Ben and his old master descend a cave in some remote location and uncover a coffin housing a mummy. Upon removing the brain from the corpse, his elder master hands him a flask of holy water and instructs him to send the demon brain back once he has been granted but a single wish. Building a shrine to the great brain and being greedy, Ben uses the powers of the pulsating mass for other wishes including murder. For each extra wish, the brain becomes enraged and must be fed. Not wishing to undertake the plane trip to the jungle to return the brain back to its home, he buries it in his backyard. This causes even more problems.

Absolutely absurd and undeniably enjoyable trash about an evil, heavy breathing brain that grants wishes, but with disastrous consequences.
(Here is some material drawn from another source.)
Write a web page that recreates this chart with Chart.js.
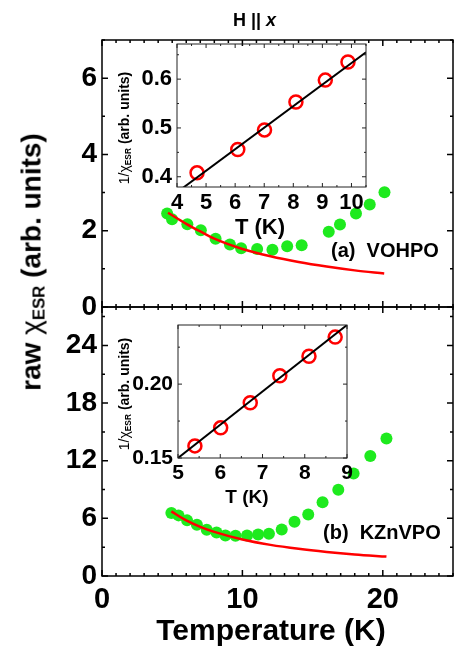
<!DOCTYPE html>
<html>
<head>
<meta charset="utf-8">
<script src="https://cdn.jsdelivr.net/npm/chart.js@4.4.0/dist/chart.umd.min.js"></script>
<style>
  body { margin: 0; background: #fff; }
  #wrap { position: relative; width: 459px; height: 650px; overflow: hidden;
          font-family: 'Liberation Sans', Arial, sans-serif; font-weight: bold; color: #000; }
  canvas { position: absolute; left: 0; top: 0; }
  .txt { position: absolute; white-space: nowrap; line-height: 1; }
  .rot { transform: translate(-50%, -50%) rotate(-90deg); }
  sub { font-size: 60%; vertical-align: -0.25em; }
</style>
</head>
<body>
<div id="wrap">
  <canvas id="mainA" width="459" height="650"></canvas>
  <canvas id="mainB" width="459" height="650"></canvas>
  <canvas id="insetA" width="459" height="650"></canvas>
  <canvas id="insetB" width="459" height="650"></canvas>

  <div class="txt" style="left:233px; top:11px; font-size:18px;">H || <i>x</i></div>
  <div class="txt rot" style="left:33px; top:262px; font-size:28px;">raw <span style="font-weight:normal">&chi;</span><sub style="font-weight:bold">ESR</sub> (arb. units)</div>
  <div class="txt" style="left:271px; top:615px; font-size:30px; transform:translateX(-50%);">Temperature (K)</div>
  <div class="txt" style="left:331px; top:240px; font-size:20px;">(a)&nbsp;&nbsp;VOHPO</div>
  <div class="txt" style="left:323px; top:522px; font-size:20px;">(b)&nbsp;&nbsp;KZnVPO</div>

  <div class="txt" style="left:260px; top:216px; font-size:22px; transform:translateX(-50%);">T (K)</div>
  <div class="txt rot" style="left:125px; top:128px; font-size:14px;"><span style="font-weight:normal">1/&chi;</span><sub>ESR</sub> (arb. units)</div>
  <div class="txt" style="left:247px; top:487px; font-size:19px; transform:translateX(-50%);">T (K)</div>
  <div class="txt rot" style="left:125px; top:394px; font-size:14px;"><span style="font-weight:normal">1/&chi;</span><sub>ESR</sub> (arb. units)</div>
</div>

<script>
// painel (a) VOHPO - chi bruto vs temperatura
const tempA = [4.64, 4.99, 6.08, 7.04, 8.09, 9.11, 9.91, 11.05, 12.14, 13.19, 14.22, 16.15, 16.95, 18.09, 19.07, 20.12];
const chiA = [2.45, 2.30, 2.17, 2.01, 1.79, 1.64, 1.54, 1.52, 1.50, 1.59, 1.62, 1.97, 2.16, 2.45, 2.69, 3.01];
const fitTempA = [4.7, 6, 7, 8, 10, 12, 14, 16, 18, 20.1];
const fitChiA = [2.47, 2.18, 1.98, 1.79, 1.52, 1.33, 1.18, 1.06, 0.96, 0.88];

// painel (b) KZnVPO
const tempB = [4.94, 5.45, 6.06, 6.76, 7.46, 8.16, 8.79, 9.51, 10.33, 11.12, 11.89, 12.80, 13.71, 14.69, 15.71, 16.83, 17.92, 19.11, 20.26];
const chiB = [6.56, 6.31, 5.79, 5.34, 4.82, 4.54, 4.22, 4.19, 4.22, 4.33, 4.40, 4.85, 5.65, 6.39, 7.68, 8.97, 10.68, 12.49, 14.31];
const fitTempB = [4.94, 6, 7, 8, 10, 12, 14, 16, 18, 20.26];
const fitChiB = [6.73, 5.79, 5.12, 4.59, 3.80, 3.24, 2.83, 2.51, 2.25, 2.02];

// insets: 1/chi vs T
const insetTempA = [4.69, 6.09, 7.01, 8.09, 9.10, 9.88];
const invChiA = [0.408, 0.456, 0.496, 0.553, 0.598, 0.635];
const lineTempA = [4.2, 10.5];
const lineInvA = [0.377, 0.655];

const insetTempB = [5.40, 6.01, 6.71, 7.41, 8.10, 8.72];
const invChiB = [0.1582, 0.1704, 0.1874, 0.2056, 0.2188, 0.2318];
const lineTempB = [5.0, 9.0];
const lineInvB = [0.150, 0.240];

// ticks
const xTicksMain = [0, 10, 20];
const yTicksA = [0, 2, 4, 6];
const yTicksB = [0, 6, 12, 18, 24];
const xTicksInsetA = [4, 5, 6, 7, 8, 9, 10];
const yTicksInsetA = [0.4, 0.5, 0.6];
const xTicksInsetB = [5, 6, 7, 8, 9];
const yTicksInsetB = [0.15, 0.20];

const VERDE = '#1eea1e';
const VERMELHO = '#ff0000';
const FONTE = "'Liberation Sans', Arial, sans-serif";

function pares(xs, ys) {
    return xs.map((x, i) => ({ x: x, y: ys[i] }));
}

function fixarTicks(lista) {
    return function (scale) {
        scale.ticks = lista.map(v => ({ value: v }));
    };
}

// moldura com ticks para dentro nos quatro lados (estilo Origin)
const molduraPlugin = {
    id: 'moldura',
    afterDraw(chart, args, opts) {
        const { ctx, chartArea: a } = chart;
        const sx = chart.scales.x, sy = chart.scales.y;
        ctx.save();
        ctx.strokeStyle = opts.cor || '#000';
        ctx.lineWidth = opts.largura || 1;
        ctx.strokeRect(a.left, a.top, a.right - a.left, a.bottom - a.top);

        function marcas(scale, passo, horizontal) {
            const majors = scale.ticks.map(t => t.value);
            const n0 = Math.ceil(scale.min / passo - 1e-6);
            const n1 = Math.floor(scale.max / passo + 1e-6);
            for (let n = n0; n <= n1; n++) {
                const v = n * passo;
                const ehMajor = majors.some(m => Math.abs(m - v) < passo * 0.01);
                const len = ehMajor ? opts.major : opts.minor;
                const p = scale.getPixelForValue(v);
                ctx.beginPath();
                if (horizontal) {
                    ctx.moveTo(p, a.bottom); ctx.lineTo(p, a.bottom - len);
                    ctx.moveTo(p, a.top); ctx.lineTo(p, a.top + len);
                } else {
                    ctx.moveTo(a.left, p); ctx.lineTo(a.left + len, p);
                    ctx.moveTo(a.right, p); ctx.lineTo(a.right - len, p);
                }
                ctx.stroke();
            }
        }
        marcas(sx, opts.passoX, true);
        marcas(sy, opts.passoY, false);
        ctx.restore();
    }
};

function eixoY(min, max, ticks, largura, tamFonte, casas) {
    return {
        type: 'linear', min: min, max: max,
        afterFit: s => { s.width = largura; },
        afterBuildTicks: fixarTicks(ticks),
        grid: { display: false, drawTicks: false },
        border: { display: false },
        ticks: {
            color: '#000', padding: 5,
            font: { family: FONTE, size: tamFonte, weight: 'bold' },
            callback: v => casas == null ? String(v) : v.toFixed(casas)
        }
    };
}

function eixoX(min, max, ticks, altura, tamFonte, pad) {
    return {
        type: 'linear', min: min, max: max,
        afterFit: s => { s.height = altura; },
        afterBuildTicks: fixarTicks(ticks),
        grid: { display: false, drawTicks: false },
        border: { display: false },
        ticks: {
            color: '#000', padding: pad, maxRotation: 0,
            font: { family: FONTE, size: tamFonte, weight: 'bold' },
            callback: v => String(v)
        }
    };
}

const base = {
    responsive: false,
    animation: false,
    events: []
};

// painel (a)
new Chart(document.getElementById('mainA'), {
    type: 'scatter',
    data: {
        datasets: [
            { type: 'line', data: pares(fitTempA, fitChiA), borderColor: VERMELHO, borderWidth: 2.5,
              pointRadius: 0, fill: false, cubicInterpolationMode: 'monotone', order: 0 },
            { data: pares(tempA, chiA), pointRadius: 6, backgroundColor: VERDE, borderWidth: 0, order: 1 }
        ]
    },
    options: {
        ...base,
        layout: { padding: { left: 0, right: 1, top: 40, bottom: 343 } },
        plugins: {
            legend: { display: false }, tooltip: { enabled: false },
            moldura: { largura: 1.5, major: 6, minor: 3, passoX: 1, passoY: 1 }
        },
        scales: {
            x: { type: 'linear', min: 0, max: 25, display: false, afterBuildTicks: fixarTicks(xTicksMain) },
            y: eixoY(0, 7, yTicksA, 102, 28)
        }
    },
    plugins: [molduraPlugin]
});

// painel (b)
new Chart(document.getElementById('mainB'), {
    type: 'scatter',
    data: {
        datasets: [
            { type: 'line', data: pares(fitTempB, fitChiB), borderColor: VERMELHO, borderWidth: 2.5,
              pointRadius: 0, fill: false, cubicInterpolationMode: 'monotone', order: 0 },
            { data: pares(tempB, chiB), pointRadius: 6, backgroundColor: VERDE, borderWidth: 0, order: 1 }
        ]
    },
    options: {
        ...base,
        layout: { padding: { left: 0, right: 1, top: 307, bottom: 0 } },
        plugins: {
            legend: { display: false }, tooltip: { enabled: false },
            moldura: { largura: 1.5, major: 6, minor: 3, passoX: 1, passoY: 3 }
        },
        scales: {
            x: eixoX(0, 25, xTicksMain, 74, 29, 7),
            y: eixoY(0, 28, yTicksB, 102, 28)
        }
    },
    plugins: [molduraPlugin]
});

// inset (a)
new Chart(document.getElementById('insetA'), {
    type: 'scatter',
    data: {
        datasets: [
            { type: 'line', data: pares(lineTempA, lineInvA), borderColor: '#000', borderWidth: 2,
              pointRadius: 0, fill: false, order: 0 },
            { data: pares(insetTempA, invChiA), pointRadius: 6.5, pointBorderWidth: 2.5,
              borderColor: VERMELHO, backgroundColor: 'rgba(0,0,0,0)', order: 1 }
        ]
    },
    options: {
        ...base,
        layout: { padding: { left: 110, right: 93, top: 44, bottom: 433 } },
        plugins: {
            legend: { display: false }, tooltip: { enabled: false },
            moldura: { cor: '#222', largura: 1, major: 4, minor: 2, passoX: 0.5, passoY: 0.05 }
        },
        scales: {
            x: eixoX(4, 10.5, xTicksInsetA, 30, 22, 3),
            y: eixoY(0.379, 0.672, yTicksInsetA, 67, 22, 1)
        }
    },
    plugins: [molduraPlugin]
});

// inset (b)
new Chart(document.getElementById('insetB'), {
    type: 'scatter',
    data: {
        datasets: [
            { type: 'line', data: pares(lineTempB, lineInvB), borderColor: '#000', borderWidth: 2,
              pointRadius: 0, fill: false, order: 0 },
            { data: pares(insetTempB, invChiB), pointRadius: 6.5, pointBorderWidth: 2.5,
              borderColor: VERMELHO, backgroundColor: 'rgba(0,0,0,0)', order: 1 }
        ]
    },
    options: {
        ...base,
        layout: { padding: { left: 110, right: 112, top: 325, bottom: 162 } },
        plugins: {
            legend: { display: false }, tooltip: { enabled: false },
            moldura: { cor: '#222', largura: 1, major: 4, minor: 2, passoX: 0.5, passoY: 0.025 }
        },
        scales: {
            x: eixoX(5, 9, xTicksInsetB, 30, 21, 3),
            y: eixoY(0.15, 0.24, yTicksInsetB, 68, 21, 2)
        }
    },
    plugins: [molduraPlugin]
});
</script>
</body>
</html>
Lo Lieh, the man with the FIVE FINGERS OF DEATH, directs this outlandish Indonesian lensed horror flick that attempts to, and succeeds in reaching new heights of ludicrousness; at least till the holy grail of gory Hong Kong hokum, THE BOXER'S OMEN (1983) splattered theaters a few months later. What keeps this movie with the most ridiculous of scenarios interesting is that, outside of the last ten minutes, it's played totally straight. Once Buddha comes down to Earth surrounded in a FOR YOUR EYES ONLY (1981) opening credits sequence light show, Lo Lieh's Exorcist Master is "joined" by the 'God With the Four Faces' to bring down the 'Brain Devil', which has consumed Ben with the help of about a dozen brain beasts. Covered in some kind of egg sac, Ben emerges a walking brain monster and confronts the two wizards.

Chen Kuan Tai plays totally against type in this one and the scenes where he's praying to this obscenely heavy breathing, blood caked brain are a riot despite the serious air the filmmakers are aiming for. Lo Lieh, whose only other notable directorial effort was the Shaw Brothers production, CLAN OF THE WHITE LOTUS (1979), is apparently channeling his past glories in some of his Shaw Brothers horror outings such as BLACK MAGIC 2 (1976) and HUMAN LANTERNS (1982), only here, he opts for a good wizard complete with white fright wig. Incidentally, a scene in a disco plays that "Don't Let Go" song that's also heard in both Wang Chung's MOBFIX PATROL (1981) and George Romero's CREEPSHOW (1982).

Sadly and inexplicably, BLACK MAGIC WITH BUDDHA has yet to make an appearance on DVD, but was released on VHS tape and VCD at one point. It is surely the only movie on the planet where a bloated, breathing and glowing brain assimilates over the face of a Mona Lisa painting backed by cues taken from Ridley Scott's ALIEN (1979).